Maßgenaue Geheimnisse

Alles gehört zusammen, bedingt sich gegenseitig. Zum Greifen nah und doch virtuell. In unserem Kopf, unserer Empfindung und unserer Assoziation. Das ist das Faszinosum von Rita Rohlfings Objekten, die sich ebenfalls der Gattung entziehen. Aus Farbmalerei im Ursprung entstanden Skulpturen, die das Licht brechen und das eigentlich Unsichtbare in Farbe zerlegen. Der Betrachter nimmt Einfluss, durch seine Perspektive und durch seine subjektive Sicht.

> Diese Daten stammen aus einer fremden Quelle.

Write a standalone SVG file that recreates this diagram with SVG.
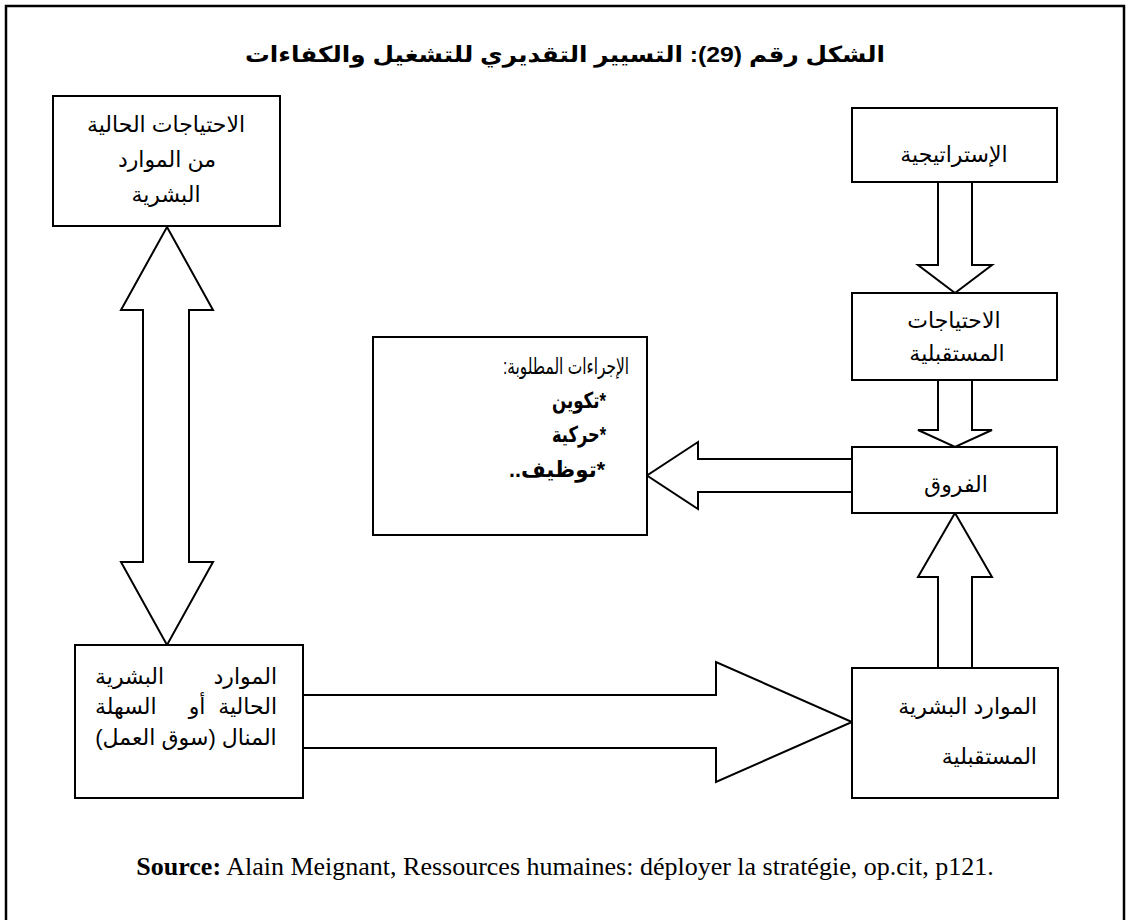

Das Agieren mit der Farbe und mit dem Augenblick, das kennen wir von Rita Rohlfing schon. Bereits zur 100-Jahr-Feier des Clemens Sels Museums 2012 war die Kölner Künstlerin hier am Werk, als sie magentafarbene Teppichbahnen auf die Wiese hinterm Deilmann-Bau rollte. „Mapping the city“ hieß die Aktionskunst, die nur an einem Tag zu bestaunen war, und die die historische Achse zwischen altem und neuem Standpunkt vor den Zuschauern zog. Eine Installation, die eine Brücke zwischen Vergangenheit und Gegenwart im Kontext eines einmaligen zeitgenössischen Ausdrucks baute.

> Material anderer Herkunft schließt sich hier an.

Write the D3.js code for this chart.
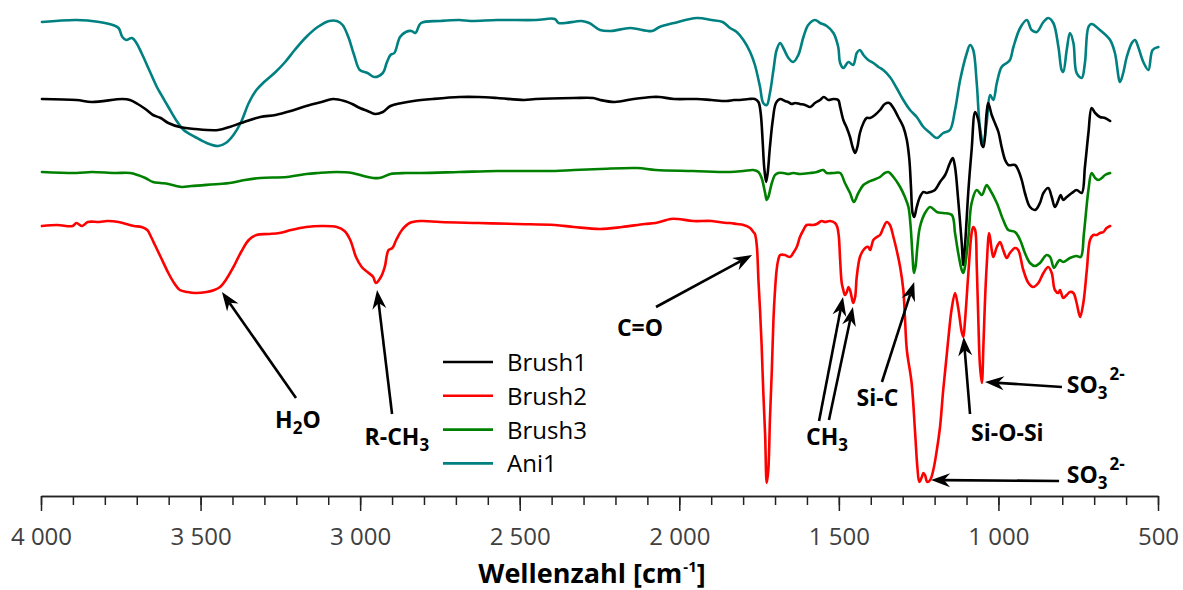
<!DOCTYPE html>
<html><head><meta charset="utf-8">
<script src="https://cdn.jsdelivr.net/npm/d3@7"></script>
<style>body{margin:0;background:#fff}svg{display:block}</style>
</head><body>
<svg id="chart" width="1183" height="590"></svg>
<script>
// ---- data: [wavenumber cm-1, transmittance (a.u., offset)] ----
const ani1 = [[3997,474],[3889,476],[3817,474],[3775,471],[3757,468],[3745,459],[3733,456],[3715,458],[3703,454],[3685,443],[3661,426],[3637,409],[3619,399],[3601,389],[3577,376],[3553,366],[3517,359],[3481,353],[3445,350],[3421,353],[3397,361],[3373,374],[3349,393],[3325,406],[3301,414],[3265,424],[3235,434],[3205,446],[3169,459],[3133,469],[3097,475],[3073,475],[3055,471],[3037,459],[3019,441],[3001,426],[2977,423],[2956,419],[2929,423],[2917,433],[2905,441],[2893,443],[2875,459],[2857,464],[2839,465],[2827,463],[2809,473],[2749,475],[2689,476],[2654,475],[2570,476],[2450,476],[2390,477],[2378,473],[2306,475],[2282,473],[2248,466],[2214,465],[2154,468],[2085,465],[2062,469],[2016,473],[1945,478],[1899,476],[1864,474],[1841,468],[1820,464],[1799,456],[1778,444],[1763,431],[1747,409],[1737,393],[1726,391],[1716,403],[1705,426],[1695,446],[1684,453],[1674,448],[1658,438],[1643,434],[1627,441],[1611,459],[1596,471],[1575,476],[1559,473],[1538,470],[1517,463],[1502,449],[1496,433],[1486,428],[1470,434],[1455,431],[1444,443],[1434,446],[1423,441],[1408,436],[1392,433],[1376,429],[1361,426],[1340,419],[1319,408],[1298,396],[1277,386],[1256,379],[1235,369],[1214,363],[1193,358],[1173,363],[1152,366],[1136,386],[1120,416],[1099,443],[1089,451],[1079,446],[1068,413],[1058,369],[1047,353],[1037,373],[1026,401],[1016,396],[1005,413],[990,429],[974,433],[964,436],[953,449],[932,468],[911,476],[896,466],[880,464],[859,474],[844,478],[828,473],[812,449],[802,426],[797,424],[786,446],[776,463],[765,453],[755,423],[739,418],[729,433],[718,469],[708,472],[682,466],[650,456],[635,443],[619,414],[609,423],[598,439],[582,453],[572,456],[562,449],[546,434],[530,426],[517,446],[499,449]];

const brush1 = [[3997,397],[3889,396],[3841,394],[3745,397],[3721,396],[3697,392],[3673,387],[3649,381],[3625,378],[3601,373],[3565,369],[3517,367],[3445,366],[3409,369],[3373,373],[3313,379],[3265,381],[3217,385],[3169,390],[3121,394],[3085,397],[3049,395],[3025,392],[3001,388],[2977,385],[2953,382],[2929,384],[2905,390],[2869,393],[2833,395],[2773,397],[2689,399],[2629,399],[2570,398],[2486,396],[2450,397],[2330,398],[2270,398],[2248,396],[2202,394],[2143,397],[2085,399],[2062,399],[2016,397],[1945,397],[1899,396],[1852,395],[1829,396],[1810,396],[1782,397],[1763,397],[1752,394],[1745,383],[1739,356],[1734,329],[1728,314],[1723,323],[1716,349],[1707,376],[1697,393],[1684,397],[1669,395],[1659,394],[1648,392],[1637,393],[1622,392],[1606,391],[1590,389],[1575,393],[1559,396],[1547,399],[1533,396],[1517,397],[1502,396],[1496,389],[1486,376],[1475,368],[1465,359],[1457,349],[1449,343],[1442,349],[1434,363],[1423,373],[1413,378],[1402,378],[1387,381],[1371,386],[1356,392],[1342,393],[1329,388],[1314,379],[1298,369],[1287,356],[1279,336],[1274,309],[1269,283],[1264,279],[1256,289],[1246,299],[1235,304],[1225,303],[1214,304],[1199,306],[1183,314],[1167,321],[1152,333],[1143,338],[1136,329],[1126,296],[1115,253],[1110,231],[1105,249],[1094,306],[1084,346],[1073,384],[1063,376],[1052,351],[1047,349],[1037,383],[1032,393],[1021,381],[1011,373],[1000,364],[990,349],[979,336],[969,331],[948,331],[938,326],[927,316],[917,303],[901,289],[885,286],[870,293],[859,303],[844,308],[833,299],[823,289],[812,296],[805,301],[797,296],[786,299],[770,303],[755,306],[739,303],[729,329],[718,363],[708,388],[697,383],[682,379],[666,378],[650,375]];

const brush3 = [[3997,324],[3889,323],[3841,324],[3769,323],[3721,323],[3697,321],[3673,318],[3649,314],[3625,313],[3601,312],[3559,309],[3529,310],[3445,312],[3409,313],[3361,316],[3313,318],[3229,319],[3169,322],[3133,323],[3073,324],[3025,323],[2989,320],[2959,318],[2941,318],[2929,319],[2905,322],[2857,323],[2809,323],[2689,324],[2570,325],[2450,325],[2390,325],[2330,326],[2248,327],[2132,328],[2074,326],[1957,325],[1841,324],[1799,325],[1768,326],[1752,324],[1742,318],[1731,303],[1726,296],[1721,299],[1710,313],[1700,321],[1690,323],[1674,323],[1658,322],[1643,323],[1622,322],[1590,323],[1569,324],[1549,326],[1538,323],[1517,323],[1496,323],[1481,313],[1465,303],[1453,294],[1439,303],[1423,311],[1408,314],[1392,316],[1371,319],[1356,323],[1345,324],[1329,319],[1308,309],[1293,299],[1282,289],[1275,269],[1269,239],[1265,223],[1260,229],[1254,249],[1246,269],[1230,283],[1214,289],[1193,284],[1173,283],[1146,281],[1136,263],[1126,243],[1115,226],[1110,223],[1105,229],[1094,259],[1084,293],[1068,306],[1052,301],[1037,311],[1026,306],[1005,293],[985,276],[969,266],[948,264],[932,256],[917,243],[901,233],[885,230],[870,233],[849,241],[838,239],[826,228],[816,233],[808,236],[797,234],[776,238],[755,240],[742,239],[732,263],[718,306],[708,323],[697,318],[687,316],[676,318],[666,321],[650,323]];

const brush2 = [[3997,270],[3949,271],[3901,270],[3889,273],[3871,270],[3853,274],[3817,274],[3793,275],[3757,274],[3733,272],[3709,270],[3685,269],[3667,266],[3655,259],[3643,251],[3625,239],[3601,223],[3583,213],[3565,206],[3541,204],[3517,203],[3481,204],[3457,206],[3439,209],[3421,216],[3397,229],[3373,244],[3349,256],[3325,261],[3289,262],[3253,263],[3217,266],[3169,269],[3121,270],[3073,269],[3049,265],[3031,256],[3013,239],[2995,229],[2977,224],[2959,219],[2951,213],[2935,219],[2923,229],[2911,246],[2899,248],[2887,256],[2869,266],[2845,273],[2809,275],[2749,274],[2629,273],[2509,272],[2390,271],[2330,269],[2248,267],[2179,269],[2109,272],[2074,273],[2027,277],[2004,277],[1957,275],[1899,275],[1852,273],[1841,273],[1820,272],[1799,271],[1778,268],[1768,264],[1763,262],[1757,250],[1752,216],[1747,186],[1742,151],[1737,106],[1731,61],[1726,13],[1721,26],[1716,76],[1710,126],[1705,176],[1700,206],[1695,226],[1690,236],[1684,241],[1669,241],[1653,239],[1643,243],[1632,249],[1622,259],[1611,266],[1601,271],[1580,271],[1569,272],[1554,275],[1543,274],[1528,275],[1512,273],[1505,269],[1500,259],[1496,236],[1491,213],[1486,206],[1481,201],[1475,204],[1470,209],[1465,206],[1460,199],[1455,193],[1449,199],[1444,219],[1434,239],[1423,246],[1413,249],[1408,249],[1402,246],[1392,256],[1381,259],[1371,261],[1361,268],[1350,274],[1340,271],[1329,259],[1319,246],[1308,229],[1298,206],[1293,179],[1287,146],[1272,113],[1261,63],[1254,29],[1248,14],[1240,19],[1235,23],[1230,21],[1223,14],[1214,16],[1204,26],[1193,46],[1183,69],[1173,106],[1162,141],[1152,173],[1147,186],[1136,203],[1126,188],[1115,164],[1110,159],[1105,174],[1094,224],[1084,263],[1079,269],[1073,266],[1068,231],[1063,176],[1058,131],[1052,113],[1047,151],[1042,196],[1037,229],[1029,263],[1021,246],[1016,239],[1005,249],[995,254],[985,246],[974,238],[964,243],[948,248],[938,246],[922,226],[906,213],[891,209],[875,213],[859,223],[844,229],[833,223],[823,206],[812,203],[807,206],[797,198],[786,201],[776,204],[765,203],[755,193],[744,179],[734,193],[723,226],[713,256],[703,261],[692,261],[682,263],[671,264],[661,268],[650,270]];

const seriesNames = ["Brush1","Brush2","Brush3","Ani1"];
const seriesColors = ["#000000","#ff0000","#008000","#008080"];
const seriesData = [brush1, brush2, brush3, ani1];
const drawOrder = [3, 0, 2, 1]; // teal first, red on top

const majorTicks = [4000,3500,3000,2500,2000,1500,1000,500];
const minorTicks = d3.range(4000, 499, -100);

// annotations (data coordinates): label parts, label position, arrow tails/tips
const annotations = [
  {parts:[["H"],["2","sub"],["O"]], at:[3195,68], anchor:"middle", arrows:[[[3201,98],[3433,204]]]},
  {parts:[["R-CH"],["3","sub"]], at:[2885,51], anchor:"middle", arrows:[[[2900,82],[2947,206]]]},
  {parts:[["C=O"]], at:[2123,160], anchor:"middle", arrows:[[[2073,189],[1772,241]]]},
  {parts:[["CH"],["3","sub"]], at:[1537,51], anchor:"middle", arrows:[[[1562,75],[1487,199]],[[1531,76],[1456,189]]]},
  {parts:[["Si-C"]], at:[1379,90], anchor:"middle", arrows:[[[1365,114],[1264,214]]]},
  {parts:[["Si-O-Si"]], at:[972,55], anchor:"middle", arrows:[[[1089,82],[1109,159]]]},
  {parts:[["SO"],["3","sub"],["2-","sup"]], at:[786,103], anchor:"start", arrows:[[[801,109],[1042,114]]]},
  {parts:[["SO"],["3","sub"],["2-","sup"]], at:[786,13], anchor:"start", arrows:[[[810,15],[1211,16]]]}
];

// ---- chart ----
const svg = d3.select("#chart");
const FONT = "'Open Sans', 'Noto Sans', 'DejaVu Sans', sans-serif";
const x = d3.scaleLinear().domain([4000, 500]).range([41, 1158]);
const y = d3.scaleLinear().domain([0, 496]).range([496, 0]);

const line = d3.line().x(d => x(d[0])).y(d => y(d[1])).curve(d3.curveCatmullRom.alpha(0.5));

drawOrder.forEach(i => {
  svg.append("path").datum(seriesData[i])
    .attr("fill","none").attr("stroke",seriesColors[i])
    .attr("stroke-width",2.6).attr("stroke-linejoin","round").attr("stroke-linecap","round")
    .attr("d", line);
});

// axis
const loc = d3.formatLocale({decimal:",", thousands:"\u2009", grouping:[3], currency:["",""]});
const fmt = v => loc.format(",")(v).replace("\u2009"," ");
const minorAxis = d3.axisBottom(x).tickValues(minorTicks).tickSize(9).tickSizeOuter(0).tickFormat("");
const majorAxis = d3.axisBottom(x).tickValues(majorTicks).tickSize(15).tickSizeOuter(0).tickPadding(17).tickFormat(fmt);
const gMinor = svg.append("g").attr("transform","translate(0,496)").call(minorAxis);
const gMajor = svg.append("g").attr("transform","translate(0,496)").call(majorAxis);
[gMinor,gMajor].forEach(g => {
  g.selectAll("path.domain").attr("stroke","#222").attr("stroke-width",1.5);
  g.selectAll(".tick line").attr("stroke","#222").attr("stroke-width",1.5);
});
gMajor.selectAll(".tick text").attr("font-family",FONT).attr("font-size",24).attr("fill","#404040");

const title = svg.append("text").attr("x",592).attr("y",583).attr("text-anchor","middle")
  .attr("font-family",FONT).attr("font-size",27).attr("font-weight","bold").attr("fill","#000");
title.append("tspan").text("Wellenzahl [cm");
title.append("tspan").attr("font-size",15).attr("dy",-11).attr("dx",1).text("-1");
title.append("tspan").attr("dy",11).text("]");

// annotations
function arrow(tail, tip) {
  const t0=[x(tail[0]),y(tail[1])], t1=[x(tip[0]),y(tip[1])];
  const dx=t1[0]-t0[0], dy=t1[1]-t0[1], len=Math.hypot(dx,dy), ux=dx/len, uy=dy/len;
  const L=19, Wd=7, N=13;
  const bx=t1[0]-ux*L, by=t1[1]-uy*L, nx=t1[0]-ux*N, ny=t1[1]-uy*N;
  svg.append("line").attr("x1",t0[0]).attr("y1",t0[1]).attr("x2",nx).attr("y2",ny)
    .attr("stroke","#000").attr("stroke-width",2.6);
  svg.append("path").attr("fill","#000")
    .attr("d",`M${t1[0]},${t1[1]}L${bx-uy*Wd},${by+ux*Wd}L${nx},${ny}L${bx+uy*Wd},${by-ux*Wd}Z`);
}
annotations.forEach(a => {
  a.arrows.forEach(ar => arrow(ar[0], ar[1]));
  const fs = 23;
  const t = svg.append("text").attr("x",x(a.at[0])).attr("y",y(a.at[1]))
    .attr("text-anchor",a.anchor).attr("font-family",FONT).attr("font-size",fs)
    .attr("font-weight","bold").attr("fill","#000");
  let cur = 0;
  a.parts.forEach(p => {
    const want = p[1]==="sub" ? 6 : p[1]==="sup" ? -13 : 0;
    const ts = t.append("tspan").attr("dy", want-cur).text(p[0]);
    if (p[1]) ts.attr("font-size", 17);
    if (p[1]==="sup") ts.attr("dx", 2);
    cur = want;
  });
});

// legend
const leg = svg.append("g");
seriesNames.forEach((n,i) => {
  const yy = 362 + i*33.8;
  leg.append("line").attr("x1",443).attr("x2",493).attr("y1",yy).attr("y2",yy)
    .attr("stroke",seriesColors[i]).attr("stroke-width",2.6);
  leg.append("text").attr("x",507).attr("y",yy+9).attr("font-family",FONT)
    .attr("font-size",24).attr("fill","#000").text(n);
});
</script>
</body></html>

Emotionale Komplexität aus rationaler Kühle

Rohlfings Arbeiten sind Experimente mit Farbe, Licht und Figuration, neuerdings auch mit Fotografie. Einfangen und auflösen, erschließen und verlieren, näherkommen und distanzieren. Sorgfältig ausgewogene Geheimnisse, zum stetig neuen Erfahren. Ihr Werk ist vom Dualismus aus rationalem Kalkül und emotionaler Komplexität geprägt. Mag man den Formen in minimalistischer Knappheit den Part des Konkreten zuordnen und der Farbe und ihrer teilweisen Auflösung den des assoziationsträchtigen Imaginären, so ist auch dies den schwimmenden Grenzen freigegeben. Gewichtig ist das Licht als Transportmittel, als Überbringer der Farbe, in aller Vielfalt durch Brechung, Reflexion, Filterung und Diffusion. Kanten verschwimmen, Konturen verstärken sich. Spiel der Wahrnehmung. Zusammenhang von Objekt, Raum und Zeit. Nichts hat Bestand.

Für die Ausstellung „Das Virtuelle im Konkreten“ hat Rita Rohlfing die Architektur des Clemens Sels Museums eindringlich studiert. Der Schwere und Abgeschlossenheit des 70er-Jahre-Baus setzt sie ein ortsspezifisches Konzept entgegen, das Leichtigkeit, Flüchtigkeit und Tiefenräumlichkeit einziehen lässt. Eine präzise, überzeugende Schau. Einnehmend und wunderbar weitgreifend. Jedoch stößt sie in der ganzheitlichen Betrachtung in kleinen Übergangsbereichen „ortsspeziell“ auf Grenzen, dort wo Objekte anderer Abteilungen ins Gesamtbild ragen.